Repeat the listing in full, preserving every character.

◇ ◇ ◇ ◇ ◇

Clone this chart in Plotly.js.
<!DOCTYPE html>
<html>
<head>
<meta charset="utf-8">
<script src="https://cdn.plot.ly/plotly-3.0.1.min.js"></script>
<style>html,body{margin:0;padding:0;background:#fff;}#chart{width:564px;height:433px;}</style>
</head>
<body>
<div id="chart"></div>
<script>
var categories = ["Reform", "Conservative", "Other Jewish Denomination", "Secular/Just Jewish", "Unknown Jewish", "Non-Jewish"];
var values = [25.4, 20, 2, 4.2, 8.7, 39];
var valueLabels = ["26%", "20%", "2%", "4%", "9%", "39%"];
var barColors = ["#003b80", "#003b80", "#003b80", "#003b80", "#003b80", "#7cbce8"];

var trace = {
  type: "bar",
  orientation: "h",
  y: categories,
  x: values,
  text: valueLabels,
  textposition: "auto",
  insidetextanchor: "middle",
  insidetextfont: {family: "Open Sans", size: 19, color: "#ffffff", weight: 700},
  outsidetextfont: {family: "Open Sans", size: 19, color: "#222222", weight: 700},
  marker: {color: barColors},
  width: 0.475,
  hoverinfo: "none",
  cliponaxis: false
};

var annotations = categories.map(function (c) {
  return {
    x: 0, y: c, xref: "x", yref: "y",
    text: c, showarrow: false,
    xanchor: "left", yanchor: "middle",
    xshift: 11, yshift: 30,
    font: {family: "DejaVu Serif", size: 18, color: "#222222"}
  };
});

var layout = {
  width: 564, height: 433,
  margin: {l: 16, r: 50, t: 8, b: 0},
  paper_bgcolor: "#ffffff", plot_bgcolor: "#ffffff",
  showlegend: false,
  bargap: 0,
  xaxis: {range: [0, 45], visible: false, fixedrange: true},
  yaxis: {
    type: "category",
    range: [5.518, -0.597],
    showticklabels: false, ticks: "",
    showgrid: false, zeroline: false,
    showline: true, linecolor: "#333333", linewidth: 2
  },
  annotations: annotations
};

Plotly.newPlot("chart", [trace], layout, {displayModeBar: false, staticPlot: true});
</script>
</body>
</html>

◇ ◇ ◇ ◇ ◇

Full answer:
Clone this chart in Plotly.js.
<!DOCTYPE html>
<html>
<head>
<meta charset="utf-8">
<script src="https://cdn.plot.ly/plotly-3.0.1.min.js"></script>
<style>html,body{margin:0;padding:0;background:#fff;}#chart{width:564px;height:433px;}</style>
</head>
<body>
<div id="chart"></div>
<script>
var categories = ["Reform", "Conservative", "Other Jewish Denomination", "Secular/Just Jewish", "Unknown Jewish", "Non-Jewish"];
var values = [25.4, 20, 2, 4.2, 8.7, 39];
var valueLabels = ["26%", "20%", "2%", "4%", "9%", "39%"];
var barColors = ["#003b80", "#003b80", "#003b80", "#003b80", "#003b80", "#7cbce8"];

var trace = {
  type: "bar",
  orientation: "h",
  y: categories,
  x: values,
  text: valueLabels,
  textposition: "auto",
  insidetextanchor: "middle",
  insidetextfont: {family: "Open Sans", size: 19, color: "#ffffff", weight: 700},
  outsidetextfont: {family: "Open Sans", size: 19, color: "#222222", weight: 700},
  marker: {color: barColors},
  width: 0.475,
  hoverinfo: "none",
  cliponaxis: false
};

var annotations = categories.map(function (c) {
  return {
    x: 0, y: c, xref: "x", yref: "y",
    text: c, showarrow: false,
    xanchor: "left", yanchor: "middle",
    xshift: 11, yshift: 30,
    font: {family: "DejaVu Serif", size: 18, color: "#222222"}
  };
});

var layout = {
  width: 564, height: 433,
  margin: {l: 16, r: 50, t: 8, b: 0},
  paper_bgcolor: "#ffffff", plot_bgcolor: "#ffffff",
  showlegend: false,
  bargap: 0,
  xaxis: {range: [0, 45], visible: false, fixedrange: true},
  yaxis: {
    type: "category",
    range: [5.518, -0.597],
    showticklabels: false, ticks: "",
    showgrid: false, zeroline: false,
    showline: true, linecolor: "#333333", linewidth: 2
  },
  annotations: annotations
};

Plotly.newPlot("chart", [trace], layout, {displayModeBar: false, staticPlot: true});
</script>
</body>
</html>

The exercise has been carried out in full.